### REQUIRED TASK
Word for word, give the material below again, minus any images.

### DATA LINES
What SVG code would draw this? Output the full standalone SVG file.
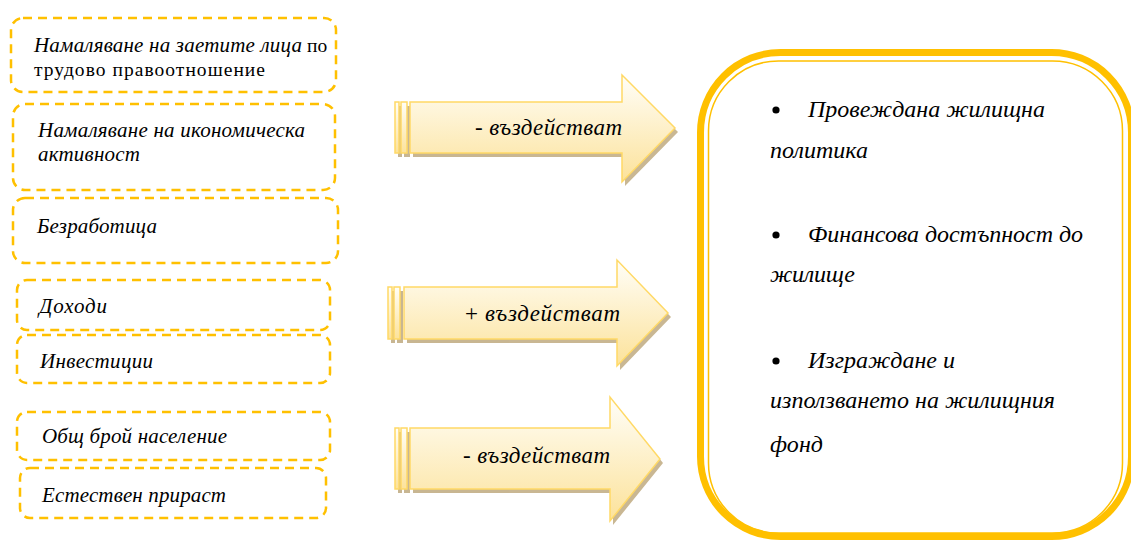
<svg xmlns="http://www.w3.org/2000/svg" width="1131" height="541" viewBox="0 0 1131 541">
<defs>
<linearGradient id="ag" x1="0" y1="0" x2="0" y2="1">
<stop offset="0" stop-color="#FFFEF8"/>
<stop offset="1" stop-color="#FCE29A"/>
</linearGradient>
<style>
.box{fill:#fff;stroke:#FFC000;stroke-width:2.5;stroke-dasharray:9 6}
.t{font-family:"Liberation Serif","Times New Roman",serif;font-size:19.5px;fill:#000}
.i{font-style:italic;font-size:21px}
.ar{fill:url(#ag);stroke:#FFD966;stroke-width:1.5;stroke-linejoin:miter}
.sh{fill:#BFAA80;opacity:0.85}
.big{font-family:"Liberation Serif","Times New Roman",serif;font-size:24px;font-style:italic;fill:#000}
.at{font-family:"Liberation Serif","Times New Roman",serif;font-size:23px;fill:#000}
</style>
</defs>
<rect width="1131" height="541" fill="#fff"/>

<g id="n1"><rect class="box" x="11" y="18" width="325" height="74" rx="12"/>
<text class="t i" x="34" y="52" textLength="268">Намаляване на заетите лица</text>
<text class="t" x="307" y="52">по</text>
<text class="t" x="34" y="76" textLength="231">трудово правоотношение</text></g>
<g id="n2"><rect class="box" x="13" y="104" width="322" height="86" rx="12"/>
<text class="t i" x="38" y="137" textLength="267">Намаляване на икономическа</text>
<text class="t i" x="38" y="161" textLength="102">активност</text></g>
<g id="n3"><rect class="box" x="13" y="198" width="325" height="65" rx="12"/>
<text class="t i" x="37" y="233" textLength="120">Безработица</text></g>
<g id="n4"><rect class="box" x="17" y="280" width="313" height="50" rx="10"/>
<text class="t i" x="39" y="313" textLength="68">Доходи</text></g>
<g id="n5"><rect class="box" x="17" y="335" width="313" height="48" rx="10"/>
<text class="t i" x="40" y="368" textLength="113">Инвестиции</text></g>
<g id="n6"><rect class="box" x="17" y="412" width="313" height="48" rx="10"/>
<text class="t i" x="42" y="443" textLength="185">Общ брой население</text></g>
<g id="n7"><rect class="box" x="20" y="468" width="306" height="50" rx="10"/>
<text class="t i" x="42" y="502" textLength="184">Естествен прираст</text></g>

<g id="connectors">
<g id="a1">
<g transform="translate(3,4)" class="sh"><rect x="395" y="102" width="4" height="51"/><rect x="401" y="102" width="6" height="51"/><polygon points="410,102 622,102 622,75 675,128 622,182 622,153 410,153"/></g>
<rect class="ar" x="395" y="102" width="4" height="51"/><rect class="ar" x="401" y="102" width="6" height="51"/>
<polygon class="ar" points="410,102 622,102 622,75 675,128 622,182 622,153 410,153"/>
<text class="at" x="475" y="135" textLength="147">- <tspan font-style="italic">въздействат</tspan></text>
</g>
<g id="a2">
<g transform="translate(3,4)" class="sh"><rect x="388" y="287" width="4" height="52"/><rect x="394" y="287" width="6" height="52"/><polygon points="404,287 617,287 617,260 668,313 617,366 617,339 404,339"/></g>
<rect class="ar" x="388" y="287" width="4" height="52"/><rect class="ar" x="394" y="287" width="6" height="52"/>
<polygon class="ar" points="404,287 617,287 617,260 668,313 617,366 617,339 404,339"/>
<text class="at" x="465" y="321" textLength="155">+ <tspan font-style="italic">въздействат</tspan></text>
</g>
<g id="a3">
<g transform="translate(3,4)" class="sh"><rect x="395" y="428" width="4" height="61"/><rect x="401" y="428" width="6" height="61"/><polygon points="410,428 610,428 610,397 660,459 610,521 610,489 410,489"/></g>
<rect class="ar" x="395" y="428" width="4" height="61"/><rect class="ar" x="401" y="428" width="6" height="61"/>
<polygon class="ar" points="410,428 610,428 610,397 660,459 610,521 610,489 410,489"/>
<text class="at" x="463" y="463" textLength="147">- <tspan font-style="italic">въздействат</tspan></text>
</g>
</g>

<g id="target">
<rect x="700.5" y="52.5" width="431" height="484" rx="80" fill="#fff" stroke="#FFC000" stroke-width="7"/>
<rect x="708.5" y="61" width="414" height="472" rx="70" fill="none" stroke="#FFC000" stroke-width="1.5"/>
<circle cx="776" cy="110" r="3.6" fill="#000"/>
<text class="big" x="808" y="117" textLength="237">Провеждана жилищна</text>
<text class="big" x="770" y="158" textLength="98">политика</text>
<circle cx="776" cy="235" r="3.6" fill="#000"/>
<text class="big" x="808" y="242" textLength="275">Финансова достъпност до</text>
<text class="big" x="770" y="282" textLength="85">жилище</text>
<circle cx="776" cy="361" r="3.6" fill="#000"/>
<text class="big" x="808" y="368" textLength="147">Изграждане и</text>
<text class="big" x="770" y="408" textLength="285">използването на жилищния</text>
<text class="big" x="770" y="452" textLength="53">фонд</text>
</g>
</svg>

### WRITTEN REPLY
What SVG code would draw this? Output the full standalone SVG file.
<svg xmlns="http://www.w3.org/2000/svg" width="1131" height="541" viewBox="0 0 1131 541">
<defs>
<linearGradient id="ag" x1="0" y1="0" x2="0" y2="1">
<stop offset="0" stop-color="#FFFEF8"/>
<stop offset="1" stop-color="#FCE29A"/>
</linearGradient>
<style>
.box{fill:#fff;stroke:#FFC000;stroke-width:2.5;stroke-dasharray:9 6}
.t{font-family:"Liberation Serif","Times New Roman",serif;font-size:19.5px;fill:#000}
.i{font-style:italic;font-size:21px}
.ar{fill:url(#ag);stroke:#FFD966;stroke-width:1.5;stroke-linejoin:miter}
.sh{fill:#BFAA80;opacity:0.85}
.big{font-family:"Liberation Serif","Times New Roman",serif;font-size:24px;font-style:italic;fill:#000}
.at{font-family:"Liberation Serif","Times New Roman",serif;font-size:23px;fill:#000}
</style>
</defs>
<rect width="1131" height="541" fill="#fff"/>

<g id="n1"><rect class="box" x="11" y="18" width="325" height="74" rx="12"/>
<text class="t i" x="34" y="52" textLength="268">Намаляване на заетите лица</text>
<text class="t" x="307" y="52">по</text>
<text class="t" x="34" y="76" textLength="231">трудово правоотношение</text></g>
<g id="n2"><rect class="box" x="13" y="104" width="322" height="86" rx="12"/>
<text class="t i" x="38" y="137" textLength="267">Намаляване на икономическа</text>
<text class="t i" x="38" y="161" textLength="102">активност</text></g>
<g id="n3"><rect class="box" x="13" y="198" width="325" height="65" rx="12"/>
<text class="t i" x="37" y="233" textLength="120">Безработица</text></g>
<g id="n4"><rect class="box" x="17" y="280" width="313" height="50" rx="10"/>
<text class="t i" x="39" y="313" textLength="68">Доходи</text></g>
<g id="n5"><rect class="box" x="17" y="335" width="313" height="48" rx="10"/>
<text class="t i" x="40" y="368" textLength="113">Инвестиции</text></g>
<g id="n6"><rect class="box" x="17" y="412" width="313" height="48" rx="10"/>
<text class="t i" x="42" y="443" textLength="185">Общ брой население</text></g>
<g id="n7"><rect class="box" x="20" y="468" width="306" height="50" rx="10"/>
<text class="t i" x="42" y="502" textLength="184">Естествен прираст</text></g>

<g id="connectors">
<g id="a1">
<g transform="translate(3,4)" class="sh"><rect x="395" y="102" width="4" height="51"/><rect x="401" y="102" width="6" height="51"/><polygon points="410,102 622,102 622,75 675,128 622,182 622,153 410,153"/></g>
<rect class="ar" x="395" y="102" width="4" height="51"/><rect class="ar" x="401" y="102" width="6" height="51"/>
<polygon class="ar" points="410,102 622,102 622,75 675,128 622,182 622,153 410,153"/>
<text class="at" x="475" y="135" textLength="147">- <tspan font-style="italic">въздействат</tspan></text>
</g>
<g id="a2">
<g transform="translate(3,4)" class="sh"><rect x="388" y="287" width="4" height="52"/><rect x="394" y="287" width="6" height="52"/><polygon points="404,287 617,287 617,260 668,313 617,366 617,339 404,339"/></g>
<rect class="ar" x="388" y="287" width="4" height="52"/><rect class="ar" x="394" y="287" width="6" height="52"/>
<polygon class="ar" points="404,287 617,287 617,260 668,313 617,366 617,339 404,339"/>
<text class="at" x="465" y="321" textLength="155">+ <tspan font-style="italic">въздействат</tspan></text>
</g>
<g id="a3">
<g transform="translate(3,4)" class="sh"><rect x="395" y="428" width="4" height="61"/><rect x="401" y="428" width="6" height="61"/><polygon points="410,428 610,428 610,397 660,459 610,521 610,489 410,489"/></g>
<rect class="ar" x="395" y="428" width="4" height="61"/><rect class="ar" x="401" y="428" width="6" height="61"/>
<polygon class="ar" points="410,428 610,428 610,397 660,459 610,521 610,489 410,489"/>
<text class="at" x="463" y="463" textLength="147">- <tspan font-style="italic">въздействат</tspan></text>
</g>
</g>

<g id="target">
<rect x="700.5" y="52.5" width="431" height="484" rx="80" fill="#fff" stroke="#FFC000" stroke-width="7"/>
<rect x="708.5" y="61" width="414" height="472" rx="70" fill="none" stroke="#FFC000" stroke-width="1.5"/>
<circle cx="776" cy="110" r="3.6" fill="#000"/>
<text class="big" x="808" y="117" textLength="237">Провеждана жилищна</text>
<text class="big" x="770" y="158" textLength="98">политика</text>
<circle cx="776" cy="235" r="3.6" fill="#000"/>
<text class="big" x="808" y="242" textLength="275">Финансова достъпност до</text>
<text class="big" x="770" y="282" textLength="85">жилище</text>
<circle cx="776" cy="361" r="3.6" fill="#000"/>
<text class="big" x="808" y="368" textLength="147">Изграждане и</text>
<text class="big" x="770" y="408" textLength="285">използването на жилищния</text>
<text class="big" x="770" y="452" textLength="53">фонд</text>
</g>
</svg>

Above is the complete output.